MATERIAL FOR THE TASK:
_____
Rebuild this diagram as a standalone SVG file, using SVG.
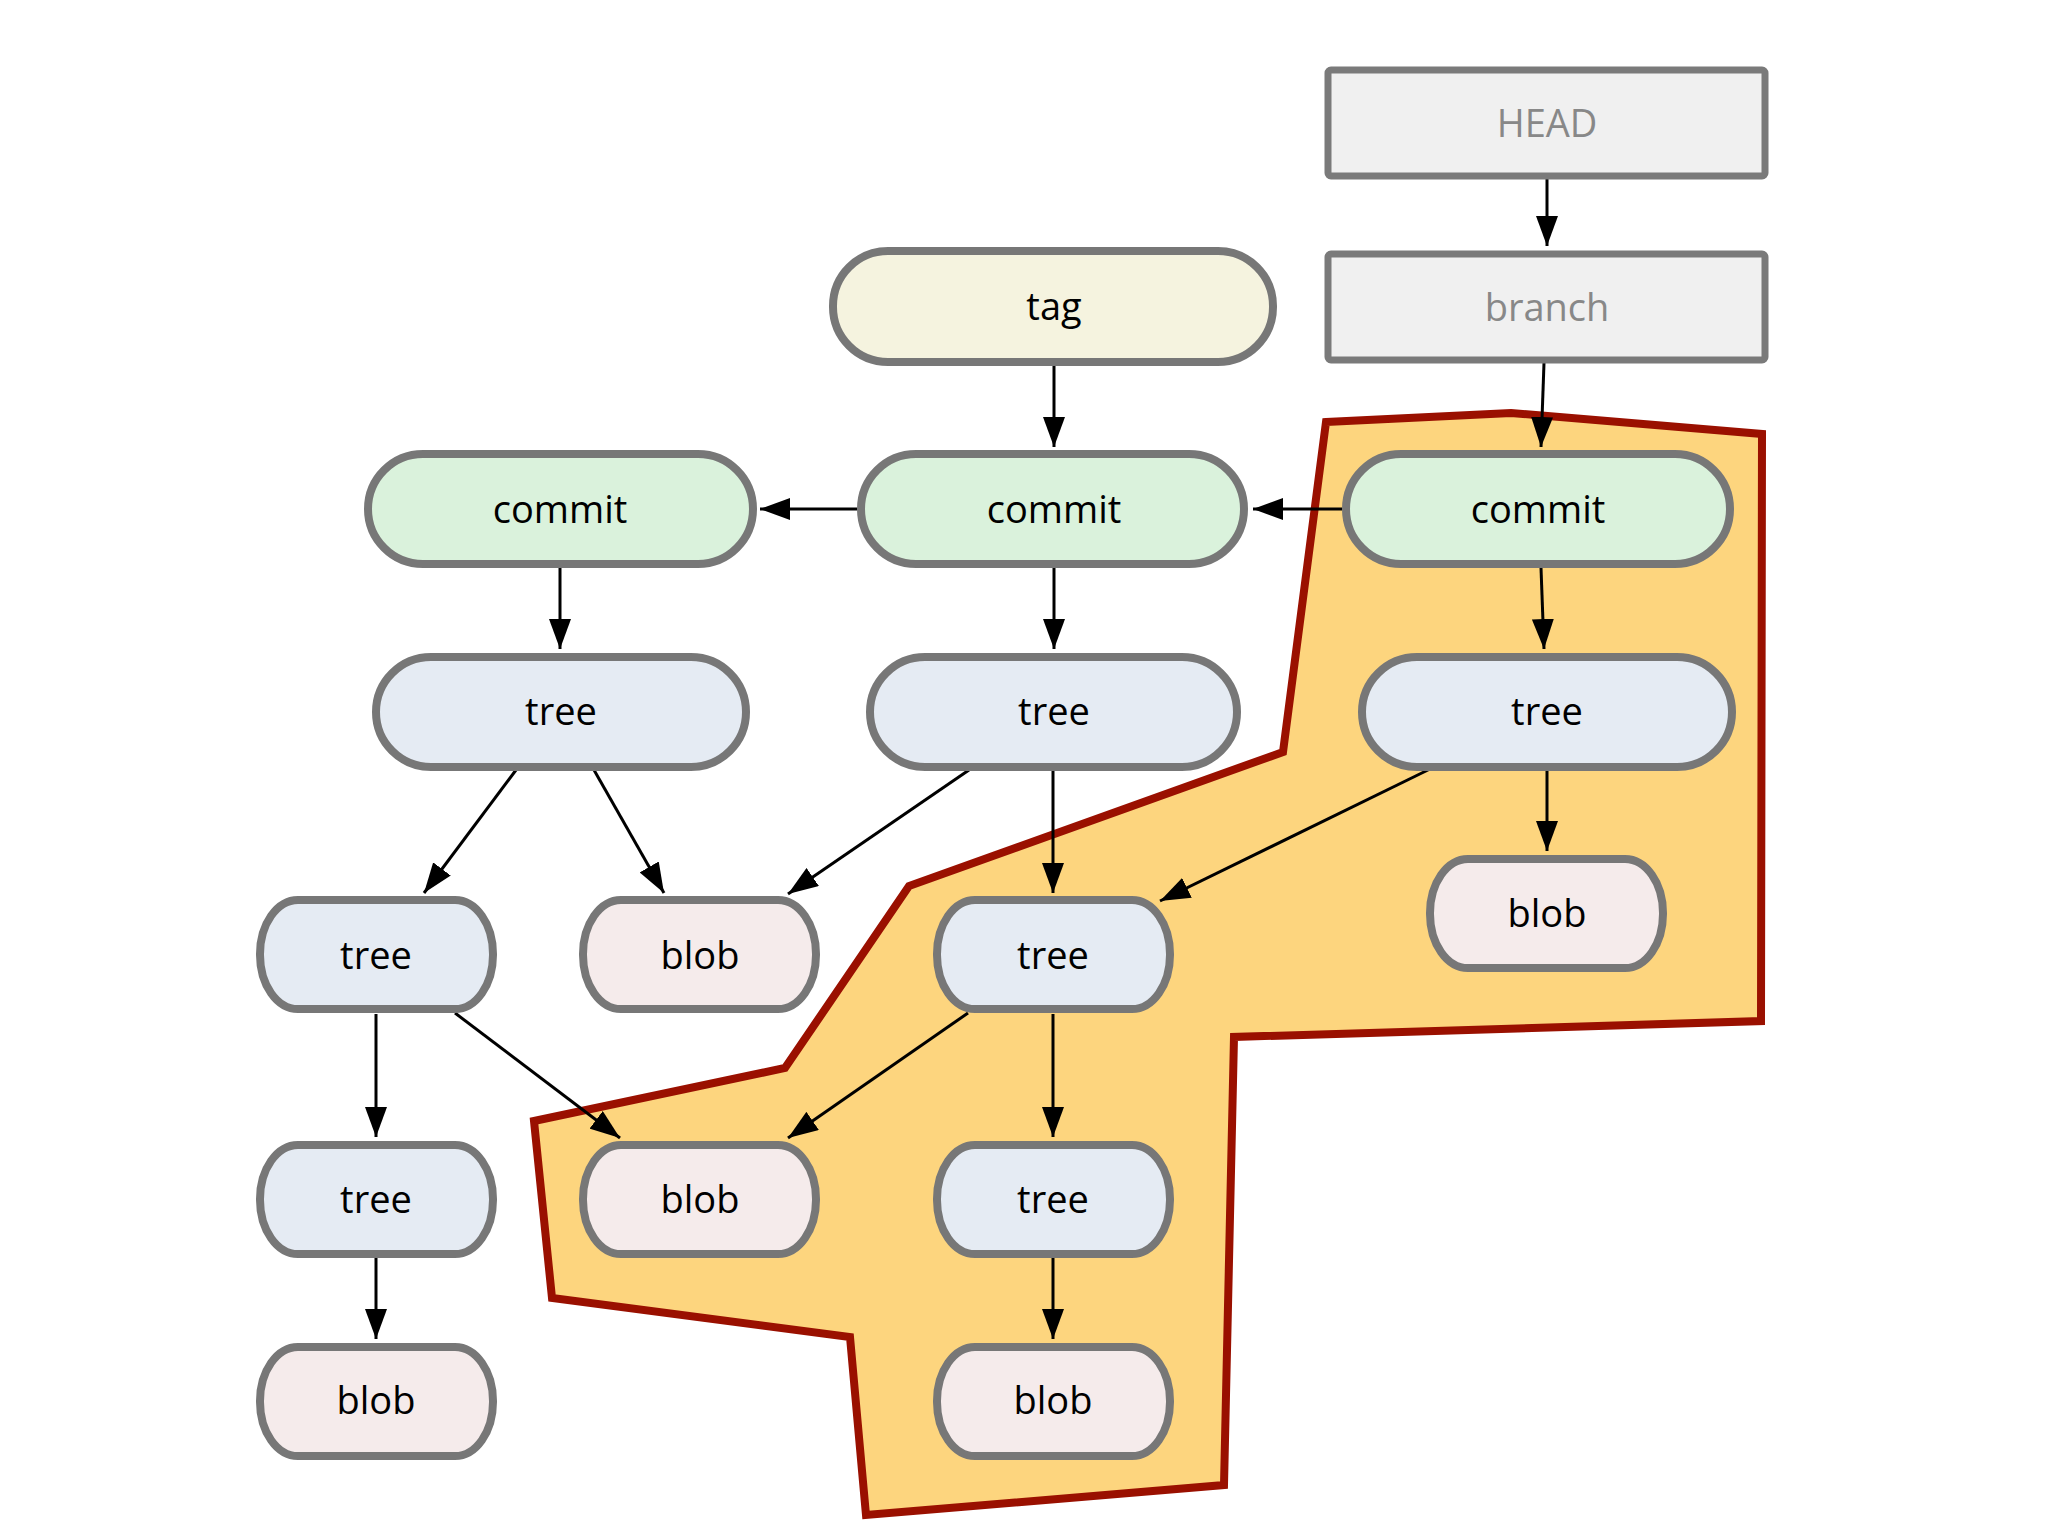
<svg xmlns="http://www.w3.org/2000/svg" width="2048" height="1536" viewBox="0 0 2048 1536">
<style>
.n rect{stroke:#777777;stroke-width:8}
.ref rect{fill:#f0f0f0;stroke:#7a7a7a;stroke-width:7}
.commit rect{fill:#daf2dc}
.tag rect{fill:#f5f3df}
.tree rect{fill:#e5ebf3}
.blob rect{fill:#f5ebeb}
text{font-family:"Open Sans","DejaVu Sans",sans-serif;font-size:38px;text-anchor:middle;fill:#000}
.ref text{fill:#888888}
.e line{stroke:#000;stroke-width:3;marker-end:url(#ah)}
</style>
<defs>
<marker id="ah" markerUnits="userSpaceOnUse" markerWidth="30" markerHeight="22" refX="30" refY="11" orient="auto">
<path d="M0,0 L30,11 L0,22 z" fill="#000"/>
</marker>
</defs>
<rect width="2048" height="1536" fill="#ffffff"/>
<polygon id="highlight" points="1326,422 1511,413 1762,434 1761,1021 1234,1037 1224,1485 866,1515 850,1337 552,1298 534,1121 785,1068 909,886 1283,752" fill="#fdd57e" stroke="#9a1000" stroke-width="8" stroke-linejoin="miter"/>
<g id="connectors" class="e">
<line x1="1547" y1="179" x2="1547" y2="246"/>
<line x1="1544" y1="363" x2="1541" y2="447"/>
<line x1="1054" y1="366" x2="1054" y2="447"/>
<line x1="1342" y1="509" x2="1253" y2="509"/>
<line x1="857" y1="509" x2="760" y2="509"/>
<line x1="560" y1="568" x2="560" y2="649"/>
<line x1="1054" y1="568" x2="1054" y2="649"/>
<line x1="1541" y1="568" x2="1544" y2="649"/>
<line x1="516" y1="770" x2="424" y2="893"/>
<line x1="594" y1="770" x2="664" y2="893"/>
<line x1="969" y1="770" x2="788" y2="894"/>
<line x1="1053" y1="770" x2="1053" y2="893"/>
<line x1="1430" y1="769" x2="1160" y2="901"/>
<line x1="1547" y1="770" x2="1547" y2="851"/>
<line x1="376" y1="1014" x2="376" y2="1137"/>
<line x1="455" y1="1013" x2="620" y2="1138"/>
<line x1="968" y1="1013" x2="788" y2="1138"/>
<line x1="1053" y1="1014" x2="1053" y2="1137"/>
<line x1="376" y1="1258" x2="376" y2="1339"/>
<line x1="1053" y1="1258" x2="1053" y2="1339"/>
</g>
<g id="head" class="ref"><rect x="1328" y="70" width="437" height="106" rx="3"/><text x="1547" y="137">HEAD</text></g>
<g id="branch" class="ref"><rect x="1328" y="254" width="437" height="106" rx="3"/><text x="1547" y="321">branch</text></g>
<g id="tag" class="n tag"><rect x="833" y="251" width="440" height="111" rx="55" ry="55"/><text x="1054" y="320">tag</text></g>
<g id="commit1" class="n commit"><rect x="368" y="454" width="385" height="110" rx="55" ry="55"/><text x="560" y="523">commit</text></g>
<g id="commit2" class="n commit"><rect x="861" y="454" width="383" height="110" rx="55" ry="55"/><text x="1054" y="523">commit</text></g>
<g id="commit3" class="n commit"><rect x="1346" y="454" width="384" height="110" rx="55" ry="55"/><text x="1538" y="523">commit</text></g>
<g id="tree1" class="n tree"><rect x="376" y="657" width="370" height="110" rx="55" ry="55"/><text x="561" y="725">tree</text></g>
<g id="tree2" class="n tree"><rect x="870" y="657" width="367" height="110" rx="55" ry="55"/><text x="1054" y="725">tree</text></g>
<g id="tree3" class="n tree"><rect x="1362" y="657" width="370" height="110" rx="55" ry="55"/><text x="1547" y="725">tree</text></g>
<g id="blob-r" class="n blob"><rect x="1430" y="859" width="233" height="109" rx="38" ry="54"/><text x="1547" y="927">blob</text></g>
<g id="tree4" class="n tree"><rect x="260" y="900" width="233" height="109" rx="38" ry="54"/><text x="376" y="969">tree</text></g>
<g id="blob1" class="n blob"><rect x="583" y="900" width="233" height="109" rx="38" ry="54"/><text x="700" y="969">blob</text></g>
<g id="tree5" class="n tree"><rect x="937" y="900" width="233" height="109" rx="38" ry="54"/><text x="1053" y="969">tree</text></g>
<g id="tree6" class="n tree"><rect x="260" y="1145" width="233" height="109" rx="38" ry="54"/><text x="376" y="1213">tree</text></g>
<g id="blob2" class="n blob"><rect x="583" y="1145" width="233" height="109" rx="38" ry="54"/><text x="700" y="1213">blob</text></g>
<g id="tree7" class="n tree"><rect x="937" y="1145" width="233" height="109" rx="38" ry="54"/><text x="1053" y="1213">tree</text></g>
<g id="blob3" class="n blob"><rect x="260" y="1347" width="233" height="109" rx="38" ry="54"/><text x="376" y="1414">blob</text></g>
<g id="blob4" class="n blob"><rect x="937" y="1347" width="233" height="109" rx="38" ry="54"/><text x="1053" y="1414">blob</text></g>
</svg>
_____
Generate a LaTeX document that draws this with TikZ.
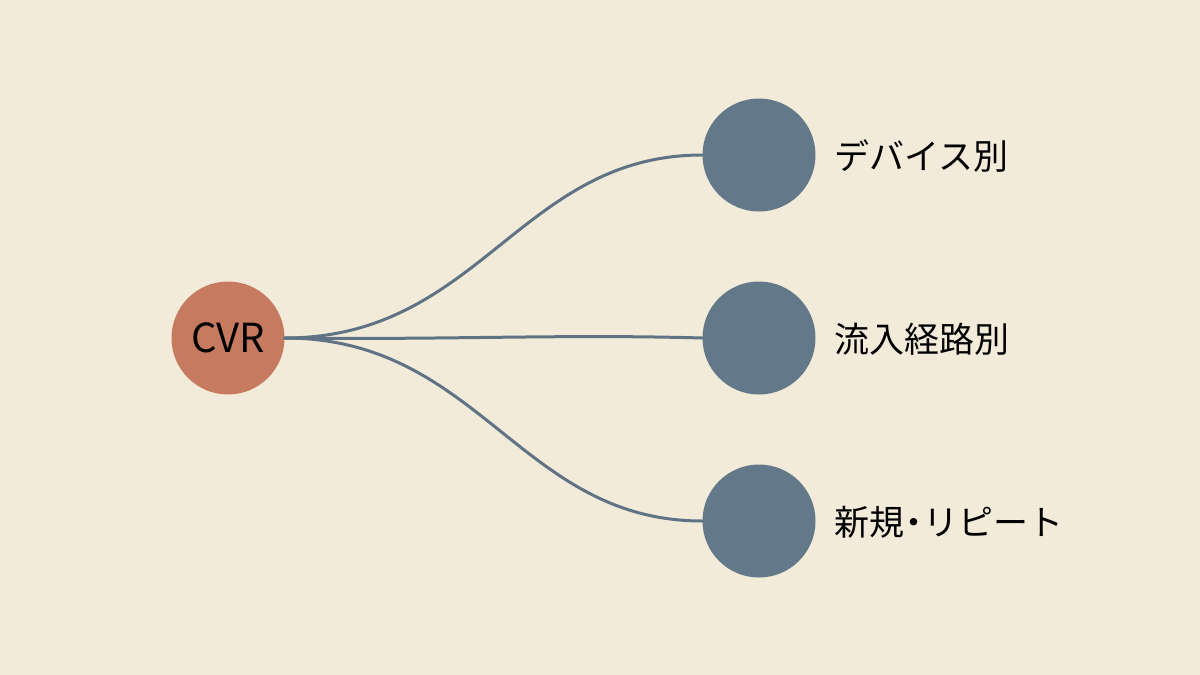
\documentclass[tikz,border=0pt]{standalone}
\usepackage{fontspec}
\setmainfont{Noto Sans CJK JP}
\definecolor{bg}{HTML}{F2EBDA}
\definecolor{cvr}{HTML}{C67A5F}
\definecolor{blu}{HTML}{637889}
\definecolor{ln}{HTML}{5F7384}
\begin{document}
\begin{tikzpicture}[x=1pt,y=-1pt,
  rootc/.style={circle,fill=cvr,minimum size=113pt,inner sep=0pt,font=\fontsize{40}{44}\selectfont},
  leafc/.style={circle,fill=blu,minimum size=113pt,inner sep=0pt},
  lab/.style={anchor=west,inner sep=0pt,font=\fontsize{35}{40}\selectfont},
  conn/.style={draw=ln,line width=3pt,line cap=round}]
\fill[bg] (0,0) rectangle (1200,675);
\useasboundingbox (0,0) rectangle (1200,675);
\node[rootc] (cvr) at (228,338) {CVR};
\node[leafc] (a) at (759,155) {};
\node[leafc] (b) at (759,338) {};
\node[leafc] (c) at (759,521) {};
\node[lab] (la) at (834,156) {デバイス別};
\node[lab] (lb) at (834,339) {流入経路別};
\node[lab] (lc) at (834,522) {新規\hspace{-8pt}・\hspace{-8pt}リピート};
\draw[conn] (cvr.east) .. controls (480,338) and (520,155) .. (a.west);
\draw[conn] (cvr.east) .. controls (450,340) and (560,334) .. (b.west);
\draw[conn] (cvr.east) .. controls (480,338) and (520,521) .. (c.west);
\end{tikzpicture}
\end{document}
_____
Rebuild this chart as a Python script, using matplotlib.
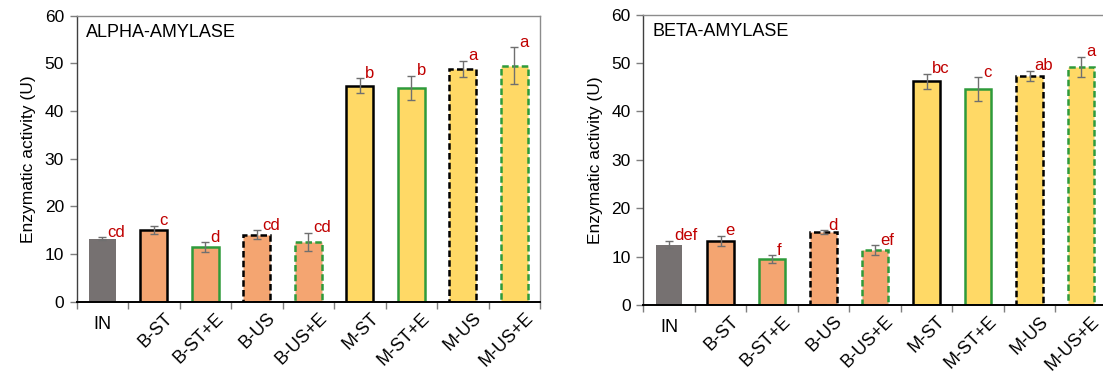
_____
WHAT THE TASK REQUIRES: Select, from the listing, all lines that include the word "standalone".

RESULT:
Rebuild this diagram as a standalone SVG file, using SVG.
\documentclass[tikz,border=0pt]{standalone}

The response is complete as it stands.